[Code that draws figures]

* begin *

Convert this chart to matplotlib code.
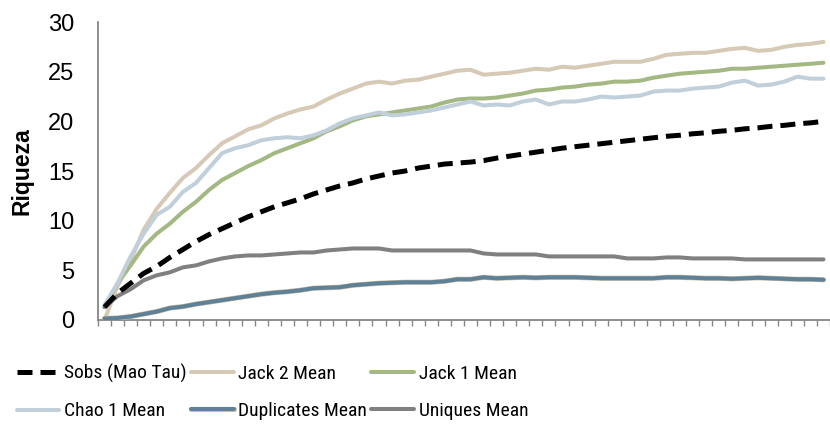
import matplotlib
matplotlib.use("Agg")
import matplotlib.pyplot as plt
import matplotlib.patheffects as pe
import numpy as np

# Species accumulation curves, 56 sampling units
sobs = [1.3, 2.7, 3.7, 4.7, 5.4, 6.3, 7.1, 7.9, 8.6, 9.2,
        9.8, 10.4, 10.9, 11.4, 11.8, 12.2, 12.7, 13.1, 13.5, 13.8,
        14.2, 14.5, 14.8, 15.0, 15.3, 15.5, 15.7, 15.8, 15.9, 16.05,
        16.3, 16.5, 16.7, 16.9, 17.1, 17.3, 17.45, 17.6, 17.75, 17.9,
        18.05, 18.2, 18.35, 18.5, 18.6, 18.75, 18.85, 19.0, 19.1, 19.25,
        19.35, 19.5, 19.6, 19.75, 19.85, 20.0]
jack2 = [0.0, 3.4, 6.0, 9.1, 11.2, 12.8, 14.3, 15.3, 16.6, 17.8,
         18.5, 19.2, 19.6, 20.3, 20.8, 21.2, 21.5, 22.2, 22.8, 23.3,
         23.8, 24.0, 23.8, 24.1, 24.2, 24.5, 24.8, 25.1, 25.2, 24.7,
         24.8, 24.9, 25.1, 25.3, 25.2, 25.5, 25.4, 25.6, 25.8, 26.0,
         26.0, 26.0, 26.3, 26.7, 26.8, 26.9, 26.9, 27.1, 27.3, 27.4,
         27.1, 27.2, 27.5, 27.7, 27.8, 28.0]
jack1 = [1.3, 3.7, 5.5, 7.4, 8.7, 9.7, 10.9, 11.9, 13.1, 14.1,
         14.8, 15.5, 16.1, 16.8, 17.3, 17.8, 18.3, 19.0, 19.5, 20.1,
         20.5, 20.7, 20.9, 21.1, 21.3, 21.5, 21.9, 22.2, 22.3, 22.3,
         22.4, 22.6, 22.8, 23.1, 23.2, 23.4, 23.5, 23.7, 23.8, 24.0,
         24.0, 24.1, 24.4, 24.6, 24.8, 24.9, 25.0, 25.1, 25.3, 25.3,
         25.4, 25.5, 25.6, 25.7, 25.8, 25.9]
chao1 = [1.5, 3.7, 6.4, 8.7, 10.6, 11.4, 12.9, 13.8, 15.3, 16.8,
         17.3, 17.6, 18.1, 18.3, 18.4, 18.3, 18.6, 19.1, 19.8, 20.3,
         20.6, 20.9, 20.6, 20.7, 20.9, 21.1, 21.4, 21.7, 22.0, 21.6,
         21.7, 21.6, 22.0, 22.2, 21.7, 22.0, 22.0, 22.2, 22.5, 22.4,
         22.5, 22.6, 23.0, 23.1, 23.1, 23.3, 23.4, 23.5, 23.9, 24.1,
         23.6, 23.7, 24.0, 24.5, 24.3, 24.3]
duplicates = [0.15, 0.2, 0.35, 0.6, 0.85, 1.2, 1.35, 1.6, 1.8, 2.0,
              2.2, 2.4, 2.6, 2.75, 2.85, 3.0, 3.2, 3.25, 3.3, 3.5,
              3.6, 3.7, 3.75, 3.8, 3.8, 3.8, 3.9, 4.1, 4.1, 4.3,
              4.2, 4.25, 4.3, 4.25, 4.3, 4.3, 4.3, 4.25, 4.2, 4.2,
              4.2, 4.2, 4.2, 4.3, 4.3, 4.25, 4.2, 4.2, 4.15, 4.2,
              4.25, 4.2, 4.15, 4.1, 4.1, 4.05]
uniques = [1.3, 2.4, 3.1, 4.0, 4.5, 4.8, 5.3, 5.5, 5.9, 6.2,
           6.4, 6.5, 6.5, 6.6, 6.7, 6.8, 6.8, 7.0, 7.1, 7.2,
           7.2, 7.2, 7.0, 7.0, 7.0, 7.0, 7.0, 7.0, 7.0, 6.7,
           6.6, 6.6, 6.6, 6.6, 6.4, 6.4, 6.4, 6.4, 6.4, 6.4,
           6.2, 6.2, 6.2, 6.3, 6.3, 6.2, 6.2, 6.2, 6.2, 6.1,
           6.1, 6.1, 6.1, 6.1, 6.1, 6.1]

x = np.arange(len(sobs))
axis_grey = "#868686"

plt.rcParams["font.family"] = ["Liberation Sans", "DejaVu Sans"]

fig = plt.figure(figsize=(8.30, 4.24), dpi=100)
ax = fig.add_axes([0.118, 0.2453, 0.882, 0.7027])

lw = 2.9
l_jack2, = ax.plot(x, jack2, color="#D6C9B5", lw=lw, label="Jack 2 Mean",
                   solid_capstyle="round", zorder=2)
l_jack1, = ax.plot(x, jack1, color="#A3B883", lw=lw, label="Jack 1 Mean",
                   solid_capstyle="round", zorder=3)
l_chao1, = ax.plot(x, chao1, color="#C0CFDA", lw=lw, label="Chao 1 Mean",
                   solid_capstyle="round", zorder=4)
l_dup, = ax.plot(x, duplicates, color="#5F8197", lw=lw, label="Duplicates Mean",
                 solid_capstyle="round", zorder=5)
l_dup.set_path_effects([pe.Stroke(linewidth=lw + 0.8, foreground="#CDBFA8"),
                        pe.Normal()])
l_uni, = ax.plot(x, uniques, color="#808080", lw=lw, label="Uniques Mean",
                 solid_capstyle="round", zorder=5)
l_sobs, = ax.plot(x, sobs, color="black", lw=3.6, label="Sobs (Mao Tau)",
                  linestyle=(0, (3.0, 1.6)), zorder=6)

ax.set_xlim(-0.5, len(x) - 0.5)
ax.set_ylim(0, 30)
ax.set_yticks(np.arange(0, 31, 5))
ax.set_xticks(np.arange(-0.5, len(x), 1.0))
ax.set_xticklabels([])
ax.tick_params(axis="x", direction="out", length=4.3, width=1, color=axis_grey)
ax.tick_params(axis="y", length=0, pad=17, labelsize=17)

for side in ("top", "right"):
    ax.spines[side].set_visible(False)
for side in ("left", "bottom"):
    ax.spines[side].set_color(axis_grey)
    ax.spines[side].set_linewidth(1.3)

ax.set_ylabel("Riqueza", fontsize=16.5, fontweight="bold", va="center")
ax.yaxis.set_label_coords(-0.104, 0.5)

# legend fills column by column, so order handles to read row-wise
handles = [l_sobs, l_chao1, l_jack2, l_dup, l_jack1, l_uni]
fig.legend(handles=handles, labels=[h.get_label() for h in handles],
           ncol=3, loc="upper left", bbox_to_anchor=(0.02, 0.142),
           frameon=False, borderpad=0, borderaxespad=0,
           handlelength=2.2, handletextpad=0.25, columnspacing=0.2,
           labelspacing=1.0,
           prop={"family": ["Roboto Condensed", "Liberation Sans"], "size": 14})

fig.savefig("out.png", dpi=100)
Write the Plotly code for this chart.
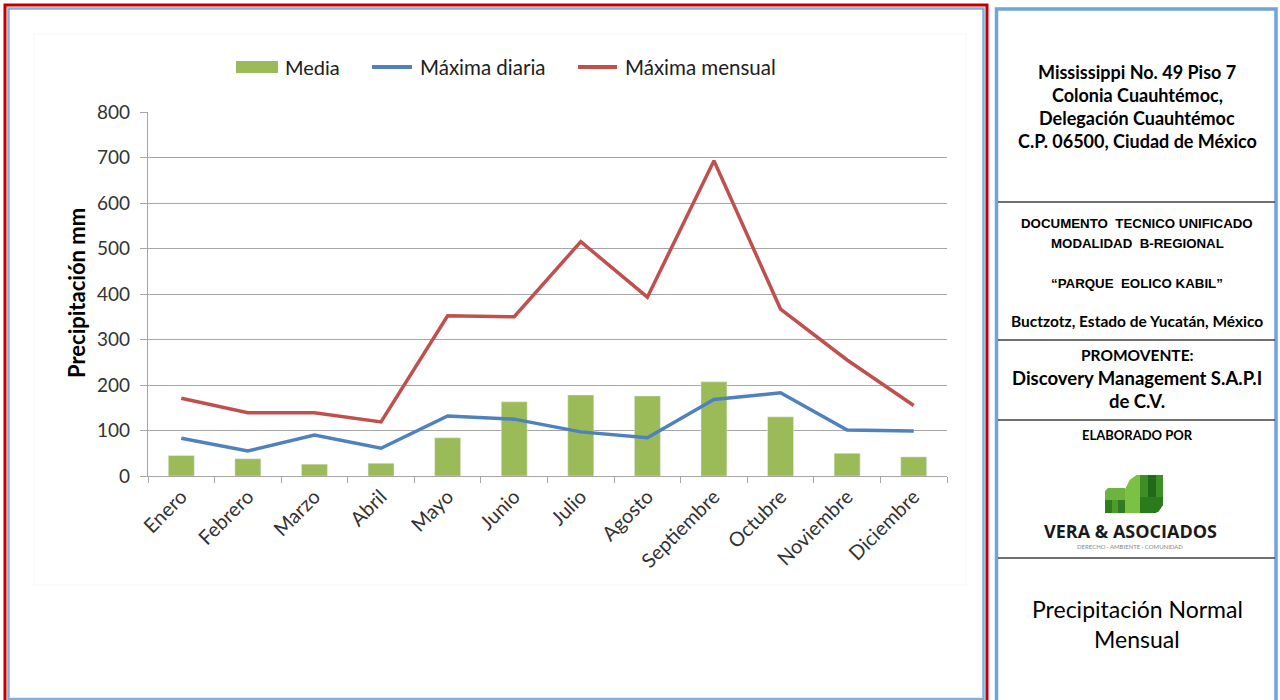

* end *

> [Problem to work on]:
Provide the number of lines containing the string "chart", with no other output.

> [Exercise answer]:
2